Decarbonization potential collaborated with source industries for China's iron and steel industry towards carbon neutrality

Abstract

Towards the target of carbon neutrality, the need for deep decarbonization in iron and steel industry is increasingly recognized. Existing studies rarely mention the effects of collaboration with its source industries for carbon emission reduction in ISI. Furthermore, the fundamental laws of CO2 emission reduction capacity with cost change of source substitutions for various steel production routes under market economics are unclear. To avoid the blind substitution of clean sources for meeting the urgent requirements for decarbonization in China's steel industry, which may result in increased carbon emissions and uneconomical carbon reduction from a lifecycle perspective.
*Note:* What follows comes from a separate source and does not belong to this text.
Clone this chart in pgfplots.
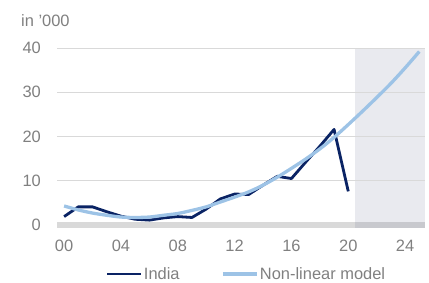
\documentclass[border=0pt]{standalone}
\usepackage{fontspec}
\setmainfont{Liberation Sans}
\usepackage{pgfplots}
\pgfplotsset{compat=1.18}
\definecolor{navy}{RGB}{10,35,100}
\definecolor{lblue}{RGB}{157,195,230}
\definecolor{shadecol}{RGB}{233,234,239}
\definecolor{gridcol}{RGB}{217,217,217}
\definecolor{basecol}{RGB}{217,217,217}
\definecolor{basedark}{RGB}{200,201,206}
\definecolor{textgray}{RGB}{128,128,128}
\newcommand{\chartfont}{\fontsize{16.5}{19}\selectfont}
\begin{document}
\begin{tikzpicture}
\begin{axis}[
  set layers,
  scale only axis,
  width=368bp, height=177bp,
  xmin=-0.5, xmax=25.4, ymin=0, ymax=40,
  clip=false,
  axis line style={draw=none},
  major tick length=0pt,
  xtick={0,4,8,12,16,20,24},
  xticklabels={00,04,08,12,16,20,24},
  ytick={0,10,20,30,40},
  ymajorgrids,
  grid style={color=gridcol, line width=1bp},
  /pgf/number format/assume math mode=true,
  tick label style={font=\chartfont, text=textgray},
  xticklabel style={inner sep=0pt, anchor=north, yshift=-15bp},
  yticklabel style={inner sep=0pt, anchor=east, xshift=-16bp},
  legend columns=2,
  legend style={at={(0.514,-0.277)}, anchor=center, draw=none, fill=none,
    font=\chartfont, text=textgray,
    nodes={inner sep=1.5bp},
    /tikz/every even column/.append style={column sep=40bp}},
  legend image code/.code={\draw[#1] (0bp,0bp) -- (34bp,0bp);},
]
\begin{pgfonlayer}{axis background}
\fill[shadecol] (axis cs:20.5,0) rectangle (axis cs:25.4,40);
\end{pgfonlayer}
\draw[basecol, line width=5bp] (axis cs:-0.5,0) -- (axis cs:20.5,0);
\draw[basedark, line width=5bp] (axis cs:20.5,0) -- (axis cs:25.4,0);
\addplot[navy, line width=2.8bp, line join=round] coordinates {
(0,1.9) (1,4.1) (2,4.1) (3,3.0) (4,2.0) (5,1.3) (6,1.1) (7,1.6) (8,1.9) (9,1.7)
(10,3.6) (11,5.9) (12,7.0) (13,6.9) (14,9.0) (15,11.0) (16,10.5) (17,14.2)
(18,17.8) (19,21.6) (20,7.6)};
\addlegendentry{India}
\addplot[lblue, line width=3.3bp, smooth] coordinates {
(0,4.3) (1,3.4) (2,2.7) (3,2.2) (4,1.8) (5,1.7) (6,1.8) (7,2.2) (8,2.6) (9,3.3)
(10,4.1) (11,5.2) (12,6.3) (13,7.5) (14,9.0) (15,10.8) (16,12.8) (17,14.9)
(18,17.2) (19,19.8) (20,22.7) (21,25.7) (22,28.8) (23,32.0) (24,35.5) (25,39.2)};
\addlegendentry{Non-linear model}
\end{axis}
\node[anchor=base west, inner sep=0pt, font=\chartfont, text=textgray]
  at ([xshift=-36bp, yshift=21.3bp] current axis.north west) {in '000};
\pgfresetboundingbox
\path (current axis.south west) ++(-57bp,-58bp) rectangle ++(429bp,283bp);
\end{tikzpicture}
\end{document}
This paper integrates the production and utilization processes of source resources into the steel production process, establishes coupling models of carbon and value flows for four main types of steel production routes, and aims to quantitatively analyze the specific CO2 emission reduction potential and costs. Three economic market development scenarios from 2021 to 2060 are set, and the marginal carbon prices of various source substitutions are determined. Subsequently, decarbonization pathways with the goal of minimizing production costs are developed. Finally. The future resource demand and the carbon emission reduction contributions of source industries collaborated are predicted. The results show that (1) about 81.7–89.9 % of CO2 emissions could be reduced in the scenarios; (2) the demands of electric power and hydrogen energy will reach 54.48–511.90 BkWh and 7.47–10.31 Gt in 2060, respectively; and (3) collaboration with source industries could make 18.3–18.3% of CO2 emission reduction contributions. All in all, this study could provide scientific support for the low-carbon transformation of China's steel industry.